Diese Vermutung wurde dadurch erhärtet, dass Haftbefehle mitunter bereits
vor Beginn der Vorführungen unterschrieben und gestempelt waren. Mir ist
kein einziger Fall bekannt, wo der Antrag der Staatsanwaltschaft auf Erlass
eines Haftbefehls von den zuständigen Richtern abgelehnt wurde.”
Gemeinsam
mit dem Komitee für Grundrechte und Demokratie hat der akj-berlin vor
und am 1. Mai die Demonstrationen beobachtet (siehe Pressemitteilung vom
2. Mai 2004). Dabei war es bereits am Vorabend des 1. Mai zu Indentitätsüberprüfungen
und Platzverweisen für DemobeobachterInnen gekommen.

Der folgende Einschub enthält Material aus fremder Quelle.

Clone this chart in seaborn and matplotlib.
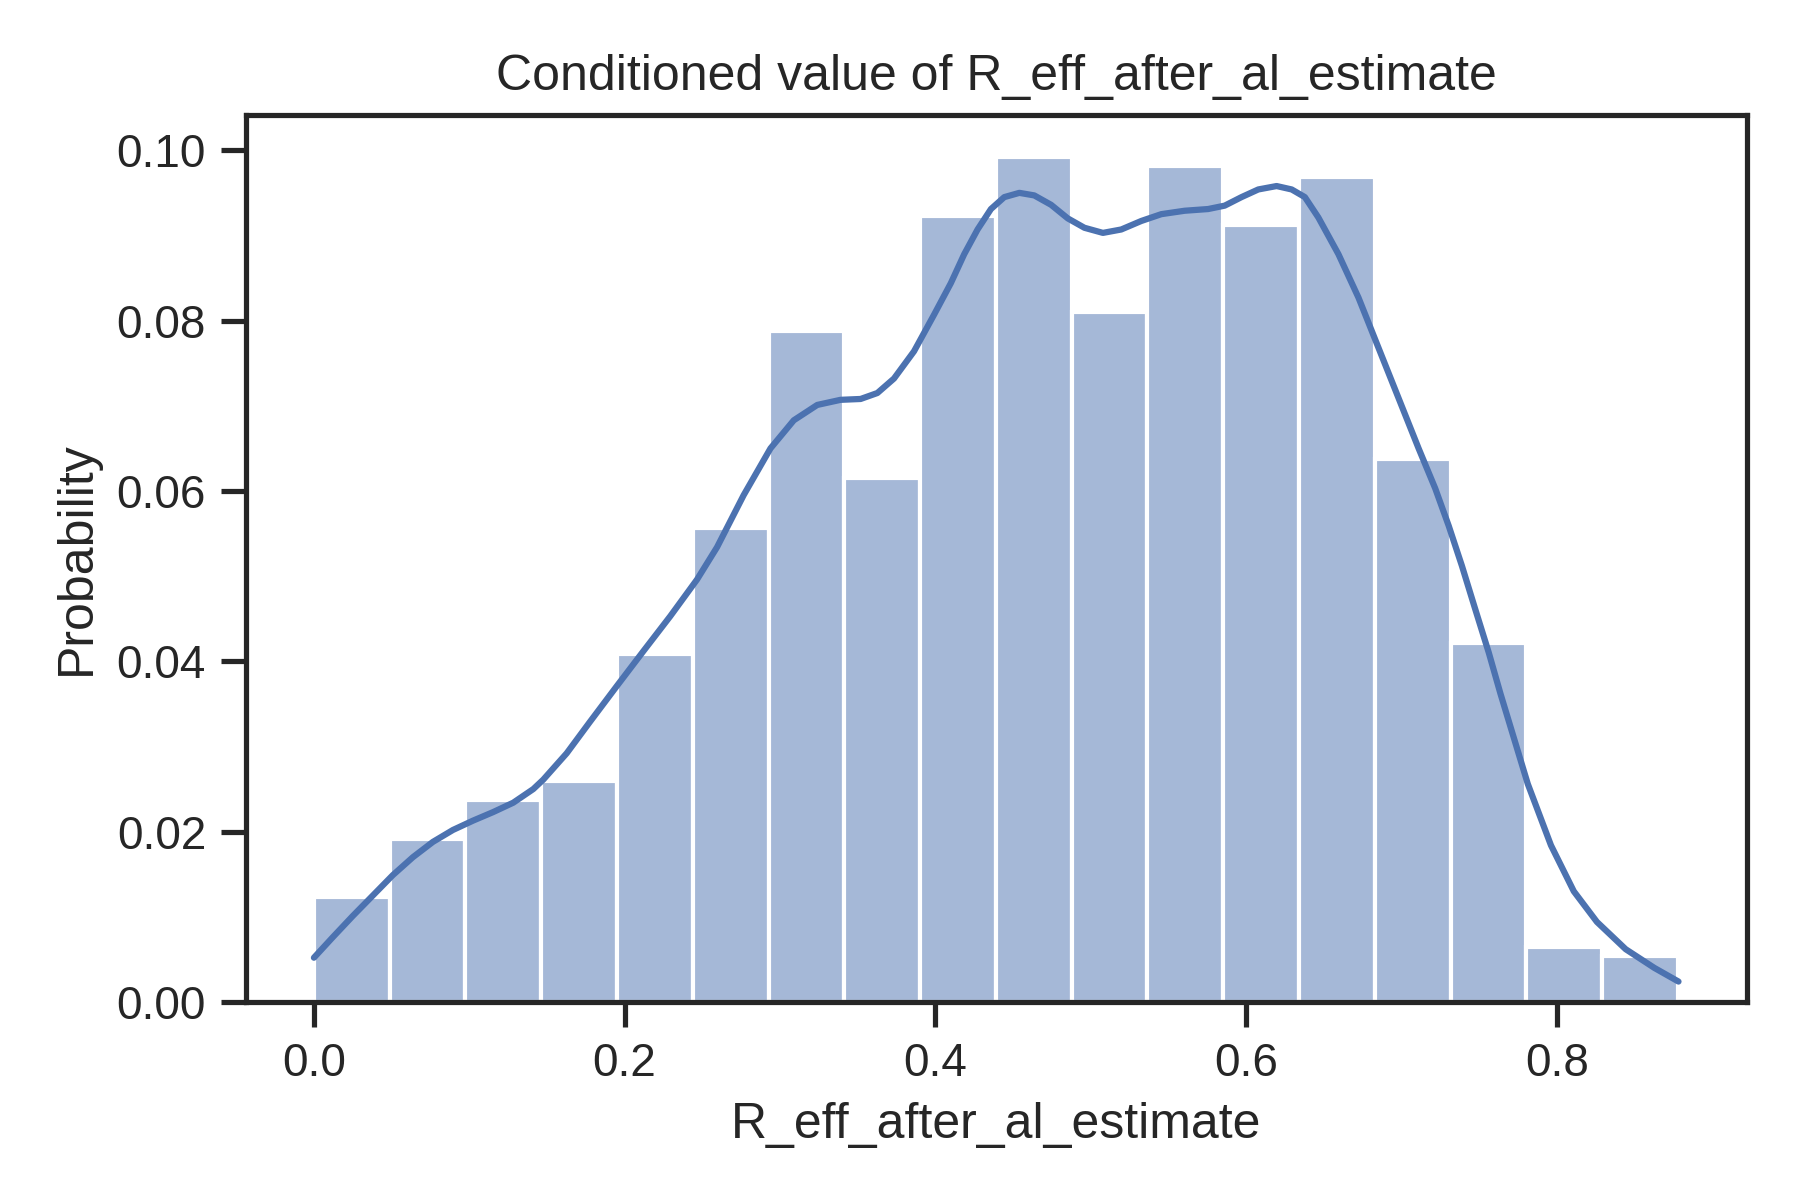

Obwohl mit der Einsatzleitung
abgesprochen war, dass Demobeobachter/innen nicht Teil der Demo sind,
und obwohl sie als Beobachter/innen durch ihre Ausweise und gelben Armbinden
deutlich erkennbar waren, wurde ihre Tätigkeit in Einzelfällen als Gefährdung
der polizeilichen Maßnahmen durch Platzverweise und Personalkontrollen
mit bis zu einstündiger Dauer behindert. Die betroffenen Beobachter haben
erfolglos Widerspruch gegen die Maßnahmen der Polizei erhoben und erwägen
jetzt, Klage vor dem Verwaltungsgericht zu erheben, um die Rechtswidrigkeit
der Maßnahmen feststellen zu lassen. Darüber hinaus werden die betroffenen
Beobachter vorsorglich einen Antrag auf Datenauskunft beim Polizeipräsidenten
stellen.
Stefanie
Richter vom akj-berlin erklärt dazu: “Die polizeiliche Praxis der
jüngsten Vergangenheit gibt leider Anlass zur Sorge, dass die erhobenen
Daten Eingang in Dateien über angeblich gewalttätige Demonstrationsteilnehmer/innen
finden könnten. Diese werden dann zur Begründung von polizeilichen Maßnahmen
bei späteren Anlässen herangezogen und behindern die Betroffenen in der
Ausübung ihrer grundrechtlich geschützten Demonstrationsfreiheit.”